Essen hat im Jahres-Endspurt sowohl das Ziel als auch die Chance, sein Konto auszugleichen und dann nach dem 26. Dezember bis zum Wiederbeginn des Trainings genau zwei Wochen eine komplette Handball-Pause. Nach Hagen geht es am 14. Dezember zum HC Elbflorenz Dresden (Platz 14/10:18 Punkte), am 17. Dezember gegen den TSV Bayer Dormagen (Platz 13/10:14) und am 26. Dezember zum TV Hüttenberg (Zehnter/13:15). Alle vier stammen aus dem tabellarischen Umfeld des TuSEM, dessen schwieriger Saison-Auftakt mit 2:12 Zählern irgendwie Schnee von gestern zu sein scheint.
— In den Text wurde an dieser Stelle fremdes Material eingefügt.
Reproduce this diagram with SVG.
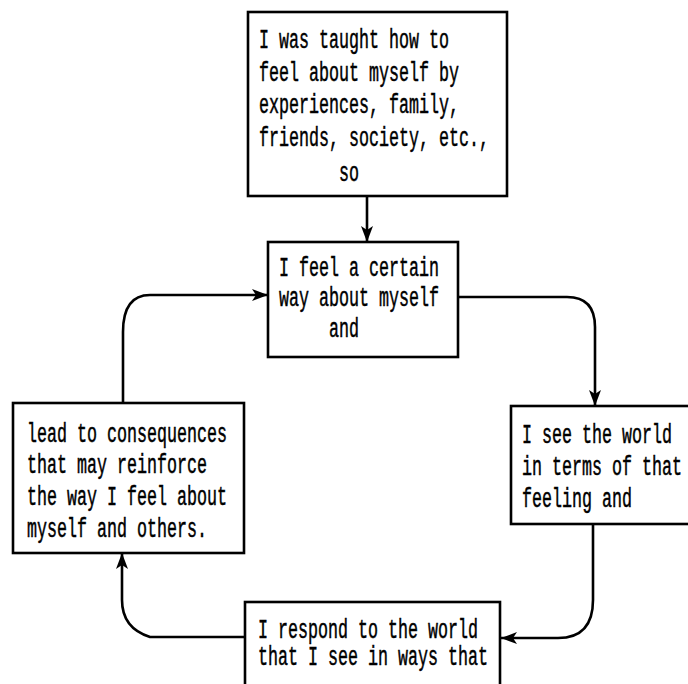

Die Niederlage bei den Eulen hat daran wenig geändert und natürlich will Hegemann mit seinem Team noch einmal alles für einen guten Jahres-Abschluss tun. Dabei sind ja Gefühle im Handball nicht immer hilfreich, doch könnte ein gutes Gefühl für die Januar-Vorbereitung auf die Fortsetzung der Meisterschaft nicht verkehrt sein. Weiter geht es nach der Zweitliga-Pause (WM in Schweden und Polen) im neuen Jahr am 3. Februar 2023 gegen den VfL Lübeck-Schwartau.